More than eight decades after it was installed, a memorial to the three 19th-century sibling novelists in London’s Westminster Abbey was amended Thursday to restore the diaereses – the two dots over the e in their surname.

The dots — which indicate that the name is pronounced “brontay” rather than “bront” — were omitted when the stone tablet commemorating Charlotte, Emily and Anne was erected in the abbey’s Poets’ Corner in October 1939, just after the outbreak of World War II.

They were restored after Brontë historian Sharon Wright, editor of the Brontë Society Gazette, raised the issue with Dean of Westminster David Hoyle. The abbey asked its stonemason to tap in the dots and its conservator to paint them.

“There’s no paper record for anyone complaining about this or mentioning this, so I just wanted to put it right, really,” Wright said. “These three Yorkshire women deserve their place here, but they also deserve to have their name spelled correctly.”

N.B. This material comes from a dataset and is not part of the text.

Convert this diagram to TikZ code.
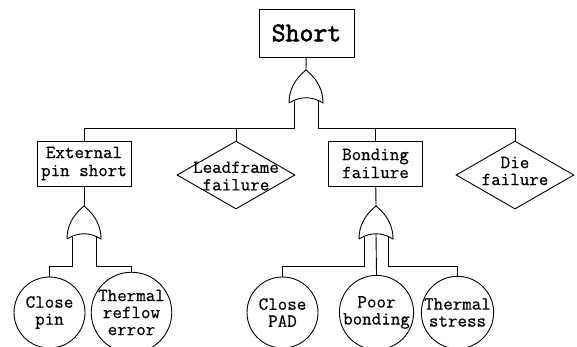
\documentclass[tikz,border=0pt]{standalone}
\usepackage{fontspec}
\usepackage{tikz}
\usetikzlibrary{shapes.geometric}
\newfontfamily\treefont{Latin Modern Mono}[FakeBold=0.6]
\newfontfamily\topfont{Latin Modern Mono}[FakeBold=2]

\tikzset{
  event/.style={draw, rectangle, minimum width=94pt, minimum height=45pt, inner sep=2pt, align=center},
  basic/.style={draw, circle, minimum size=71pt, inner sep=0pt, align=center, font=\treefont\fontsize{18.5}{17}\selectfont},
  undeveloped/.style={draw, diamond, minimum width=118pt, minimum height=68pt, inner sep=0pt},
  orgate/.pic={
    \draw (-17,33) .. controls (-17,15) and (-6,5) .. (0,0) .. controls (6,5) and (17,15) .. (17,33) .. controls (6,26) and (-6,26) .. (-17,33);
    \coordinate (-out) at (0,0);
    \coordinate (-left) at (-12,31);
    \coordinate (-mid) at (0,28);
    \coordinate (-right) at (12,31);
  }
}

\begin{document}
\begin{tikzpicture}[x=1pt, y=-1pt, line width=0.9pt, font=\treefont\fontsize{18.5}{18}\selectfont]
    \useasboundingbox (0,0) rectangle (577,346);

    % top event and its gate
    \node[event, minimum width=95pt, minimum height=48pt, font=\topfont\fontsize{27}{29}\selectfont] (short) at (306.5,33) {Short};
    \pic (g0) at (306,70) {orgate};
    \coordinate (bar0) at (0,128);

    % second level
    \node[event] (ext) at (84,163.5) {External\\pin short};
    \node[undeveloped, label={[align=center, yshift=-1pt, font=\treefont\fontsize{18.5}{17.5}\selectfont]center:Leadframe\\failure}] (lead) at (236,175) {};
    \node[event] (bond) at (375.5,163.5) {Bonding\\failure};
    \node[undeveloped, label={[align=center, yshift=4pt, font=\treefont\fontsize{18.5}{17}\selectfont]center:Die\\failure}] (die) at (515,175) {};

    % gates under the boxes
    \pic (g1) at (84,206) {orgate};
    \pic (g2) at (376,206) {orgate};
    \coordinate (bar1) at (0,266);

    % basic events
    \node[basic] (pin) at (49.5,312.5) {Close\\pin};
    \node[basic] (reflow) at (131.5,312.5) {Thermal\\reflow\\error};
    \node[basic] (pad) at (282.5,312.5) {Close\\PAD};
    \node[basic] (poor) at (376.5,312.5) {Poor\\bonding};
    \node[basic] (stress) at (457.5,312.5) {Thermal\\stress};

    % connectors
    \draw (short) -- (g0-out);
    \draw (g0-left) -- (g0-left |- bar0) -| (ext.north);
    \draw (lead.north |- bar0) -- (lead.north);
    \draw (g0-right) -- (g0-right |- bar0) -| (die.north);
    \draw (bond.north |- bar0) -- (bond.north);

    \draw (ext) -- (g1-out);
    \draw (g1-left) -- (g1-left |- bar1) -| (pin.north);
    \draw (g1-right) -- (g1-right |- bar1) -| (reflow.north);

    \draw (bond) -- (g2-out);
    \draw (g2-left) -- (g2-left |- bar1) -| (pad.north);
    \draw (g2-mid) -- (poor.north);
    \draw (g2-right) -- (g2-right |- bar1) -| (stress.north);
\end{tikzpicture}
\end{document}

It’s believed the writers’ Irish father Patrick changed the spelling of his surname from Brunty or Prunty when he went to university in England.

Raised on the wild Yorkshire moors, all three sisters died before they were 40, leaving enduring novels including Charlotte’s “Jane Eyre,” Emily’s “Wuthering Heights” and Anne’s “The Tenant of Wildfell Hall.”

Rebecca Yorke, director of the Brontë Society, welcomed the restoration.

“As the Brontës and their work are loved and respected all over the world, it’s entirely appropriate that their name is spelled correctly on their memorial,” she said.